• _MATERIAL PROVIDED_:
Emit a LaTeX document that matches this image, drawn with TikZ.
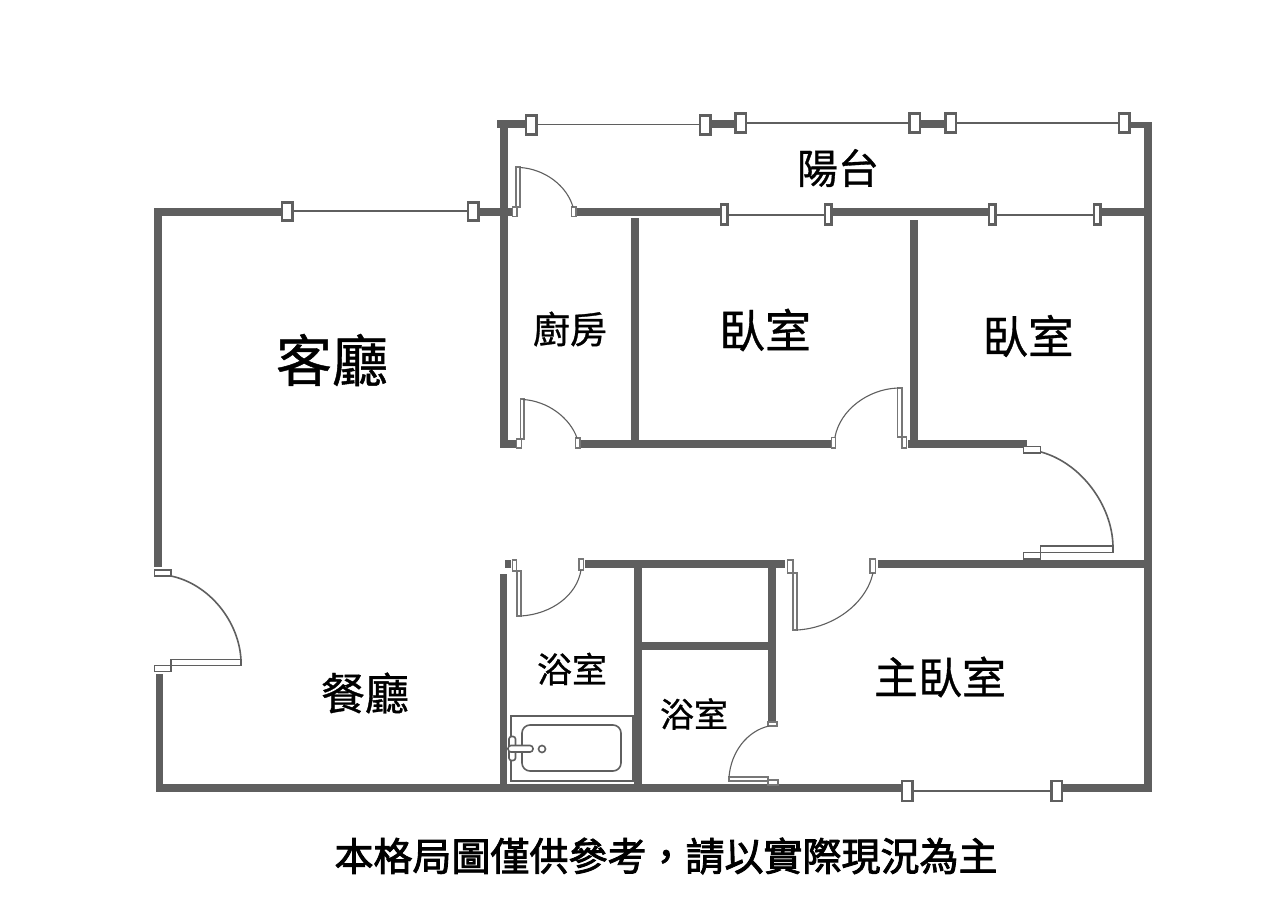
\documentclass[tikz,border=0pt]{standalone}
\usepackage{fontspec}
\setmainfont{Noto Sans CJK TC}
\newfontfamily\roomfont[FakeBold=0.8]{Noto Sans CJK TC}
\newfontfamily\notefont[FakeBold=2.2]{Noto Sans CJK TC}
\definecolor{wallgray}{HTML}{5F5F5F}
\tikzset{
  wallbar/.style={fill=wallgray,draw=none},
  winframe/.style={draw=wallgray,fill=white,line width=2.2pt},
  winline/.style={draw=wallgray,line width=1.5pt},
  doorpart/.style={draw=wallgray!85,fill=white,line width=1.2pt},
  bigdoor/.style={draw=wallgray,fill=white,line width=1.6pt},
  swing/.style={draw=wallgray,line width=1.1pt},
  bigswing/.style={draw=wallgray,line width=1.6pt},
  room/.style={text=black,inner sep=0pt,font=\roomfont\fontsize{#1}{#1}\selectfont},
}
\newcommand{\wlbar}[4]{\fill[wallbar] (#1,#2) rectangle (#3,#4);}
\newcommand{\winbox}[4]{\draw[winframe] (#1,#2) rectangle (#3,#4);}
\newcommand{\dpart}[4]{\draw[doorpart] (#1,#2) rectangle (#3,#4);}
\newcommand{\bdoor}[4]{\draw[bigdoor] (#1,#2) rectangle (#3,#4);}
\begin{document}
\begin{tikzpicture}[x=1pt,y=-1pt]
\useasboundingbox (0,0) rectangle (1276,920);
\fill[white] (0,0) rectangle (1276,920);
% balcony top
\wlbar{497}{120}{526}{128}
\wlbar{711}{120}{736}{128}
\wlbar{921}{120}{946}{128}
\wlbar{1130}{122}{1152}{128}
\draw[winline] (537,124.5) -- (699,124.5);
\draw[winline] (747,123) -- (909,123);
\draw[winline] (957,123) -- (1118,123);
\winbox{526}{115.5}{536.5}{134.5}
\winbox{700}{115.5}{710.5}{134.5}
\winbox{735.5}{113.5}{746}{132.5}
\winbox{909.5}{113.5}{920}{132.5}
\winbox{945.5}{113.5}{956}{132.5}
\winbox{1119}{113.5}{1129.5}{132.5}
% outer walls
\wlbar{500}{120}{508}{448}
\wlbar{1144}{124}{1152}{792}
\wlbar{154}{208}{281}{216}
\wlbar{154}{208}{162}{567}
\wlbar{156}{674}{163}{792}
\wlbar{156}{784}{902}{792}
\wlbar{1062}{784}{1152}{792}
% living window
\draw[winline] (293,211) -- (467,211);
\winbox{282}{202.5}{292.5}{220.5}
\winbox{468}{202.5}{478.5}{220.5}
\wlbar{479}{208}{512}{216}
% kitchen/bed top wall
\wlbar{577}{208}{721}{216}
\wlbar{831}{208}{989}{216}
\wlbar{1100}{208}{1147}{216}
\draw[winline] (728,215) -- (824,215);
\draw[winline] (996,215) -- (1093,215);
\winbox{721}{204.5}{727.5}{224.5}
\winbox{825}{204.5}{831.5}{224.5}
\winbox{989}{204.5}{995.5}{224.5}
\winbox{1094}{204.5}{1100.5}{224.5}
% inner verticals
\wlbar{631}{218}{639}{448}
\wlbar{910}{220}{918}{448}
\wlbar{500}{440}{516}{448}
\wlbar{580}{440}{832}{448}
\wlbar{908}{440}{1027}{448}
% hall bottom walls
\wlbar{878}{560}{1146}{568}
\wlbar{585}{560}{785}{568}
\wlbar{505}{560}{511}{568}
\wlbar{500}{574}{507}{788}
\wlbar{634}{564}{642}{786}
\wlbar{768}{564}{776}{722}
\wlbar{638}{642}{772}{650}
% kitchen top door
\dpart{516}{167}{520}{207}
\dpart{512.5}{207}{517}{216.5}
\dpart{571.5}{207}{576}{216.5}
\draw[swing] (520,167.5) .. controls (545,169) and (567,186) .. (573,207);
% kitchen bottom door
\dpart{520.5}{399}{524}{439}
\dpart{516.5}{439}{521.5}{448}
\dpart{575.5}{438}{580}{448}
\draw[swing] (523,399.5) .. controls (548,401) and (570,418) .. (577,438);
% bedroom door
\dpart{831.5}{437.5}{835.5}{448}
\dpart{897.5}{388}{902}{437}
\dpart{902}{437}{906.5}{448}
\draw[swing] (835,437) .. controls (840,410) and (868,389) .. (898,388);
% bedroom 2 big door
\bdoor{1023.5}{446.5}{1040.5}{453}
\bdoor{1040.5}{546}{1113}{552.5}
\bdoor{1023.5}{552.5}{1040.5}{559}
\draw[bigswing] (1041,452) .. controls (1081,463) and (1112,505) .. (1113,546);
% master door
\dpart{870}{559}{875.5}{573}
\dpart{787.5}{560}{793}{573}
\dpart{793}{573}{797}{630}
\draw[swing] (797,630) .. controls (833,628) and (866,604) .. (873,573);
% bath 1 door
\dpart{512.5}{560}{516.5}{571}
\dpart{517}{571}{521}{616}
\dpart{579}{559}{583.5}{570}
\draw[swing] (521,616) .. controls (552,614) and (577,595) .. (581,570);
% bath 2 door
\dpart{768}{722}{777}{726}
\dpart{729}{777}{768}{781}
\dpart{768}{780}{778}{785}
\draw[swing] (769,726) .. controls (747,731) and (731,752) .. (729,777);
% entrance door
\bdoor{154.5}{570}{171}{576}
\bdoor{171}{659.5}{241}{665.5}
\bdoor{154.5}{665.5}{171}{671.5}
\draw[bigswing] (171,576) .. controls (209,584) and (239,621) .. (241,660);
% bottom window
\draw[winline] (913,791) -- (1051,791);
\winbox{902}{781}{912.5}{801}
\winbox{1051.5}{781}{1062}{801}
% bathtub
\draw[draw=wallgray,line width=1.6pt] (511,716) rectangle (633,781);
\draw[draw=wallgray,line width=1.6pt,rounded corners=8pt] (522,725) rectangle (621,771);
\draw[draw=wallgray,fill=white,line width=1.6pt,rounded corners=2.5pt] (509,736.5) rectangle (515.5,760.5);
\draw[draw=wallgray,fill=white,line width=1.6pt,rounded corners=3pt] (508,745.5) rectangle (533,752);
\draw[draw=wallgray,line width=1.6pt] (542,749) circle (3.5);
% labels
\node[room=41] (balcony) at (838,168) {陽台};
\node[room=56] (living) at (332,360) {客廳};
\node[room=37] (kitchen) at (570,329) {廚房};
\node[room=46] (bedA) at (765,330) {臥室};
\node[room=45.5] (bedB) at (1028,336) {臥室};
\node[room=35] (bathA) at (572,669) {浴室};
\node[room=34] (bathB) at (694,714) {浴室};
\node[room=44] (dining) at (365,693) {餐廳};
\node[room=44] (master) at (940,677) {主臥室};
\node[text=black,inner sep=0pt,font=\notefont\fontsize{39}{39}\selectfont] (note) at (666,856) {本格局圖僅供參考，請以實際現況為主};
\end{tikzpicture}
\end{document}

• _EXERCISE REQUIREMENTS_:
Reproduce the full listing faithfully, but do not carry over any pictures.

• _REPLY_:
Emit a LaTeX document that matches this image, drawn with TikZ.
\documentclass[tikz,border=0pt]{standalone}
\usepackage{fontspec}
\setmainfont{Noto Sans CJK TC}
\newfontfamily\roomfont[FakeBold=0.8]{Noto Sans CJK TC}
\newfontfamily\notefont[FakeBold=2.2]{Noto Sans CJK TC}
\definecolor{wallgray}{HTML}{5F5F5F}
\tikzset{
  wallbar/.style={fill=wallgray,draw=none},
  winframe/.style={draw=wallgray,fill=white,line width=2.2pt},
  winline/.style={draw=wallgray,line width=1.5pt},
  doorpart/.style={draw=wallgray!85,fill=white,line width=1.2pt},
  bigdoor/.style={draw=wallgray,fill=white,line width=1.6pt},
  swing/.style={draw=wallgray,line width=1.1pt},
  bigswing/.style={draw=wallgray,line width=1.6pt},
  room/.style={text=black,inner sep=0pt,font=\roomfont\fontsize{#1}{#1}\selectfont},
}
\newcommand{\wlbar}[4]{\fill[wallbar] (#1,#2) rectangle (#3,#4);}
\newcommand{\winbox}[4]{\draw[winframe] (#1,#2) rectangle (#3,#4);}
\newcommand{\dpart}[4]{\draw[doorpart] (#1,#2) rectangle (#3,#4);}
\newcommand{\bdoor}[4]{\draw[bigdoor] (#1,#2) rectangle (#3,#4);}
\begin{document}
\begin{tikzpicture}[x=1pt,y=-1pt]
\useasboundingbox (0,0) rectangle (1276,920);
\fill[white] (0,0) rectangle (1276,920);
% balcony top
\wlbar{497}{120}{526}{128}
\wlbar{711}{120}{736}{128}
\wlbar{921}{120}{946}{128}
\wlbar{1130}{122}{1152}{128}
\draw[winline] (537,124.5) -- (699,124.5);
\draw[winline] (747,123) -- (909,123);
\draw[winline] (957,123) -- (1118,123);
\winbox{526}{115.5}{536.5}{134.5}
\winbox{700}{115.5}{710.5}{134.5}
\winbox{735.5}{113.5}{746}{132.5}
\winbox{909.5}{113.5}{920}{132.5}
\winbox{945.5}{113.5}{956}{132.5}
\winbox{1119}{113.5}{1129.5}{132.5}
% outer walls
\wlbar{500}{120}{508}{448}
\wlbar{1144}{124}{1152}{792}
\wlbar{154}{208}{281}{216}
\wlbar{154}{208}{162}{567}
\wlbar{156}{674}{163}{792}
\wlbar{156}{784}{902}{792}
\wlbar{1062}{784}{1152}{792}
% living window
\draw[winline] (293,211) -- (467,211);
\winbox{282}{202.5}{292.5}{220.5}
\winbox{468}{202.5}{478.5}{220.5}
\wlbar{479}{208}{512}{216}
% kitchen/bed top wall
\wlbar{577}{208}{721}{216}
\wlbar{831}{208}{989}{216}
\wlbar{1100}{208}{1147}{216}
\draw[winline] (728,215) -- (824,215);
\draw[winline] (996,215) -- (1093,215);
\winbox{721}{204.5}{727.5}{224.5}
\winbox{825}{204.5}{831.5}{224.5}
\winbox{989}{204.5}{995.5}{224.5}
\winbox{1094}{204.5}{1100.5}{224.5}
% inner verticals
\wlbar{631}{218}{639}{448}
\wlbar{910}{220}{918}{448}
\wlbar{500}{440}{516}{448}
\wlbar{580}{440}{832}{448}
\wlbar{908}{440}{1027}{448}
% hall bottom walls
\wlbar{878}{560}{1146}{568}
\wlbar{585}{560}{785}{568}
\wlbar{505}{560}{511}{568}
\wlbar{500}{574}{507}{788}
\wlbar{634}{564}{642}{786}
\wlbar{768}{564}{776}{722}
\wlbar{638}{642}{772}{650}
% kitchen top door
\dpart{516}{167}{520}{207}
\dpart{512.5}{207}{517}{216.5}
\dpart{571.5}{207}{576}{216.5}
\draw[swing] (520,167.5) .. controls (545,169) and (567,186) .. (573,207);
% kitchen bottom door
\dpart{520.5}{399}{524}{439}
\dpart{516.5}{439}{521.5}{448}
\dpart{575.5}{438}{580}{448}
\draw[swing] (523,399.5) .. controls (548,401) and (570,418) .. (577,438);
% bedroom door
\dpart{831.5}{437.5}{835.5}{448}
\dpart{897.5}{388}{902}{437}
\dpart{902}{437}{906.5}{448}
\draw[swing] (835,437) .. controls (840,410) and (868,389) .. (898,388);
% bedroom 2 big door
\bdoor{1023.5}{446.5}{1040.5}{453}
\bdoor{1040.5}{546}{1113}{552.5}
\bdoor{1023.5}{552.5}{1040.5}{559}
\draw[bigswing] (1041,452) .. controls (1081,463) and (1112,505) .. (1113,546);
% master door
\dpart{870}{559}{875.5}{573}
\dpart{787.5}{560}{793}{573}
\dpart{793}{573}{797}{630}
\draw[swing] (797,630) .. controls (833,628) and (866,604) .. (873,573);
% bath 1 door
\dpart{512.5}{560}{516.5}{571}
\dpart{517}{571}{521}{616}
\dpart{579}{559}{583.5}{570}
\draw[swing] (521,616) .. controls (552,614) and (577,595) .. (581,570);
% bath 2 door
\dpart{768}{722}{777}{726}
\dpart{729}{777}{768}{781}
\dpart{768}{780}{778}{785}
\draw[swing] (769,726) .. controls (747,731) and (731,752) .. (729,777);
% entrance door
\bdoor{154.5}{570}{171}{576}
\bdoor{171}{659.5}{241}{665.5}
\bdoor{154.5}{665.5}{171}{671.5}
\draw[bigswing] (171,576) .. controls (209,584) and (239,621) .. (241,660);
% bottom window
\draw[winline] (913,791) -- (1051,791);
\winbox{902}{781}{912.5}{801}
\winbox{1051.5}{781}{1062}{801}
% bathtub
\draw[draw=wallgray,line width=1.6pt] (511,716) rectangle (633,781);
\draw[draw=wallgray,line width=1.6pt,rounded corners=8pt] (522,725) rectangle (621,771);
\draw[draw=wallgray,fill=white,line width=1.6pt,rounded corners=2.5pt] (509,736.5) rectangle (515.5,760.5);
\draw[draw=wallgray,fill=white,line width=1.6pt,rounded corners=3pt] (508,745.5) rectangle (533,752);
\draw[draw=wallgray,line width=1.6pt] (542,749) circle (3.5);
% labels
\node[room=41] (balcony) at (838,168) {陽台};
\node[room=56] (living) at (332,360) {客廳};
\node[room=37] (kitchen) at (570,329) {廚房};
\node[room=46] (bedA) at (765,330) {臥室};
\node[room=45.5] (bedB) at (1028,336) {臥室};
\node[room=35] (bathA) at (572,669) {浴室};
\node[room=34] (bathB) at (694,714) {浴室};
\node[room=44] (dining) at (365,693) {餐廳};
\node[room=44] (master) at (940,677) {主臥室};
\node[text=black,inner sep=0pt,font=\notefont\fontsize{39}{39}\selectfont] (note) at (666,856) {本格局圖僅供參考，請以實際現況為主};
\end{tikzpicture}
\end{document}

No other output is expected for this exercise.